RAW DATA:
_ _ _ _ _
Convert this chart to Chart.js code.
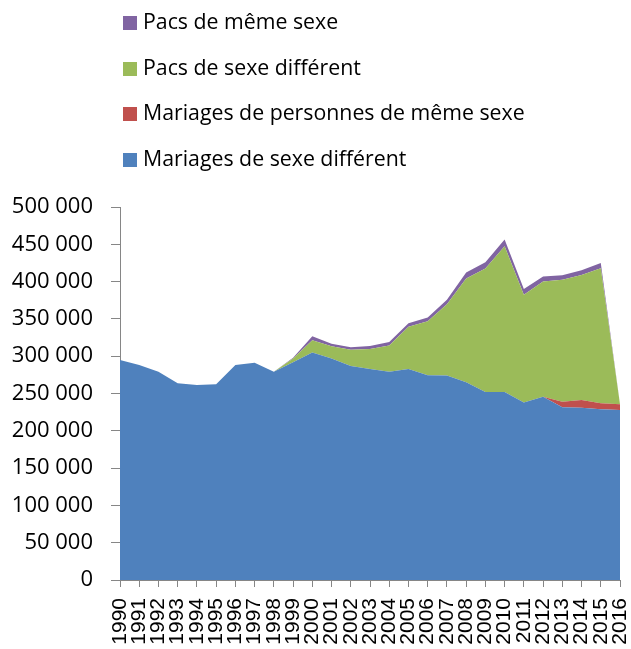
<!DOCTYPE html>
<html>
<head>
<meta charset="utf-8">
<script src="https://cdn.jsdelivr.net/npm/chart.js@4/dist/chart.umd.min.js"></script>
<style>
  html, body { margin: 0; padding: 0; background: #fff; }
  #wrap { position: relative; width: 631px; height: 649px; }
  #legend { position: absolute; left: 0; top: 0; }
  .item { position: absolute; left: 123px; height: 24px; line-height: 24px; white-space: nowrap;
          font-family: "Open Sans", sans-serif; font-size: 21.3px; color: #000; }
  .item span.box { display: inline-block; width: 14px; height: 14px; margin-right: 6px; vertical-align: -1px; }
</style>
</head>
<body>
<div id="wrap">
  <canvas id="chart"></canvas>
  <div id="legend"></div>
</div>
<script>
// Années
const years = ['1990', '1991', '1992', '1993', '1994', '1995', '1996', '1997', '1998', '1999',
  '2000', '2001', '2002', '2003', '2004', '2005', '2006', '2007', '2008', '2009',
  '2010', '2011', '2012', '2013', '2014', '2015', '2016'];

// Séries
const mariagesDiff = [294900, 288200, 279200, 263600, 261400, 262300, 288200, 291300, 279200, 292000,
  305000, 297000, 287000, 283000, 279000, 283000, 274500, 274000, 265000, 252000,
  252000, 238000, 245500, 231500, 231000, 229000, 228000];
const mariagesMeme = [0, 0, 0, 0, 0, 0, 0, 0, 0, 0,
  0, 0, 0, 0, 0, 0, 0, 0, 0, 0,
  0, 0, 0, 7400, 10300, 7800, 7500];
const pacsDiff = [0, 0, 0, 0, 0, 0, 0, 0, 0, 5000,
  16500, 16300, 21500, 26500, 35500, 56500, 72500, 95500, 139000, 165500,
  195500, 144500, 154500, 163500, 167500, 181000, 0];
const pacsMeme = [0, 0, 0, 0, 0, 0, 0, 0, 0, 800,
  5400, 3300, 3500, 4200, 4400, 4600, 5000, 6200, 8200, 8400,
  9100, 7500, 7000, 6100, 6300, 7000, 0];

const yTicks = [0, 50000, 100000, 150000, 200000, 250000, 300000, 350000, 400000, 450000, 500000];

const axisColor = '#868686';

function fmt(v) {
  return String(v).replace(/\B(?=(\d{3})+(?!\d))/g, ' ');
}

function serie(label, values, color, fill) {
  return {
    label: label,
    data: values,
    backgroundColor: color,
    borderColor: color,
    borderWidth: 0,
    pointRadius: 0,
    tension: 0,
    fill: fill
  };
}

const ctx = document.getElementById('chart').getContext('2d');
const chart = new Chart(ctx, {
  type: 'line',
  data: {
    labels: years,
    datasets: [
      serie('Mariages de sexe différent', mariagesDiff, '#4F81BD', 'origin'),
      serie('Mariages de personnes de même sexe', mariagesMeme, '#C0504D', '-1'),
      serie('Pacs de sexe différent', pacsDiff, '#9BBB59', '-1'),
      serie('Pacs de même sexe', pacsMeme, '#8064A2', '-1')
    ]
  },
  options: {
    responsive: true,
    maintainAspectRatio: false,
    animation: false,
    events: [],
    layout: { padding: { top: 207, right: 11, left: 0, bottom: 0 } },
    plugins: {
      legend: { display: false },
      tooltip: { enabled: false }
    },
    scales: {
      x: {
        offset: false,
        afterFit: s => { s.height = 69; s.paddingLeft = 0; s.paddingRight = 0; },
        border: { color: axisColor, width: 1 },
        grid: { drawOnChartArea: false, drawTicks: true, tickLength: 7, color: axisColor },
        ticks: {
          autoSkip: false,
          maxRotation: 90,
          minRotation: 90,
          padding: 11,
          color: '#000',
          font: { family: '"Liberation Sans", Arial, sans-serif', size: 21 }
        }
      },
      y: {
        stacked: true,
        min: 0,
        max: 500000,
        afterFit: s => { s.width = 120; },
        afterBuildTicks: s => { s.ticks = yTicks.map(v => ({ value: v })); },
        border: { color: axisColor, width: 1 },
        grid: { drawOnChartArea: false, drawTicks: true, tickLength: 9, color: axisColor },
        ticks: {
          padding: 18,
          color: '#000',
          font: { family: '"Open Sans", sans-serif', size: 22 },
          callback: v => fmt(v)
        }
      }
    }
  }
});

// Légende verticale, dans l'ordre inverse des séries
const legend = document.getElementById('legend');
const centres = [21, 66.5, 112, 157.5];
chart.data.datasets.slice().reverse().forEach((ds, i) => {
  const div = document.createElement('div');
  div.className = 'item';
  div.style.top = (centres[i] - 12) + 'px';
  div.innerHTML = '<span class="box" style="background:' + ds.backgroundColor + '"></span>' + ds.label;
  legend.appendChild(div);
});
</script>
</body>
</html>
_ _ _ _ _
GIVEN PROBLEM: Repeat the material exactly as it reads, without any of its pictures.

ANSWER TO THE TASK:
Convert this chart to Chart.js code.
<!DOCTYPE html>
<html>
<head>
<meta charset="utf-8">
<script src="https://cdn.jsdelivr.net/npm/chart.js@4/dist/chart.umd.min.js"></script>
<style>
  html, body { margin: 0; padding: 0; background: #fff; }
  #wrap { position: relative; width: 631px; height: 649px; }
  #legend { position: absolute; left: 0; top: 0; }
  .item { position: absolute; left: 123px; height: 24px; line-height: 24px; white-space: nowrap;
          font-family: "Open Sans", sans-serif; font-size: 21.3px; color: #000; }
  .item span.box { display: inline-block; width: 14px; height: 14px; margin-right: 6px; vertical-align: -1px; }
</style>
</head>
<body>
<div id="wrap">
  <canvas id="chart"></canvas>
  <div id="legend"></div>
</div>
<script>
// Années
const years = ['1990', '1991', '1992', '1993', '1994', '1995', '1996', '1997', '1998', '1999',
  '2000', '2001', '2002', '2003', '2004', '2005', '2006', '2007', '2008', '2009',
  '2010', '2011', '2012', '2013', '2014', '2015', '2016'];

// Séries
const mariagesDiff = [294900, 288200, 279200, 263600, 261400, 262300, 288200, 291300, 279200, 292000,
  305000, 297000, 287000, 283000, 279000, 283000, 274500, 274000, 265000, 252000,
  252000, 238000, 245500, 231500, 231000, 229000, 228000];
const mariagesMeme = [0, 0, 0, 0, 0, 0, 0, 0, 0, 0,
  0, 0, 0, 0, 0, 0, 0, 0, 0, 0,
  0, 0, 0, 7400, 10300, 7800, 7500];
const pacsDiff = [0, 0, 0, 0, 0, 0, 0, 0, 0, 5000,
  16500, 16300, 21500, 26500, 35500, 56500, 72500, 95500, 139000, 165500,
  195500, 144500, 154500, 163500, 167500, 181000, 0];
const pacsMeme = [0, 0, 0, 0, 0, 0, 0, 0, 0, 800,
  5400, 3300, 3500, 4200, 4400, 4600, 5000, 6200, 8200, 8400,
  9100, 7500, 7000, 6100, 6300, 7000, 0];

const yTicks = [0, 50000, 100000, 150000, 200000, 250000, 300000, 350000, 400000, 450000, 500000];

const axisColor = '#868686';

function fmt(v) {
  return String(v).replace(/\B(?=(\d{3})+(?!\d))/g, ' ');
}

function serie(label, values, color, fill) {
  return {
    label: label,
    data: values,
    backgroundColor: color,
    borderColor: color,
    borderWidth: 0,
    pointRadius: 0,
    tension: 0,
    fill: fill
  };
}

const ctx = document.getElementById('chart').getContext('2d');
const chart = new Chart(ctx, {
  type: 'line',
  data: {
    labels: years,
    datasets: [
      serie('Mariages de sexe différent', mariagesDiff, '#4F81BD', 'origin'),
      serie('Mariages de personnes de même sexe', mariagesMeme, '#C0504D', '-1'),
      serie('Pacs de sexe différent', pacsDiff, '#9BBB59', '-1'),
      serie('Pacs de même sexe', pacsMeme, '#8064A2', '-1')
    ]
  },
  options: {
    responsive: true,
    maintainAspectRatio: false,
    animation: false,
    events: [],
    layout: { padding: { top: 207, right: 11, left: 0, bottom: 0 } },
    plugins: {
      legend: { display: false },
      tooltip: { enabled: false }
    },
    scales: {
      x: {
        offset: false,
        afterFit: s => { s.height = 69; s.paddingLeft = 0; s.paddingRight = 0; },
        border: { color: axisColor, width: 1 },
        grid: { drawOnChartArea: false, drawTicks: true, tickLength: 7, color: axisColor },
        ticks: {
          autoSkip: false,
          maxRotation: 90,
          minRotation: 90,
          padding: 11,
          color: '#000',
          font: { family: '"Liberation Sans", Arial, sans-serif', size: 21 }
        }
      },
      y: {
        stacked: true,
        min: 0,
        max: 500000,
        afterFit: s => { s.width = 120; },
        afterBuildTicks: s => { s.ticks = yTicks.map(v => ({ value: v })); },
        border: { color: axisColor, width: 1 },
        grid: { drawOnChartArea: false, drawTicks: true, tickLength: 9, color: axisColor },
        ticks: {
          padding: 18,
          color: '#000',
          font: { family: '"Open Sans", sans-serif', size: 22 },
          callback: v => fmt(v)
        }
      }
    }
  }
});

// Légende verticale, dans l'ordre inverse des séries
const legend = document.getElementById('legend');
const centres = [21, 66.5, 112, 157.5];
chart.data.datasets.slice().reverse().forEach((ds, i) => {
  const div = document.createElement('div');
  div.className = 'item';
  div.style.top = (centres[i] - 12) + 'px';
  div.innerHTML = '<span class="box" style="background:' + ds.backgroundColor + '"></span>' + ds.label;
  legend.appendChild(div);
});
</script>
</body>
</html>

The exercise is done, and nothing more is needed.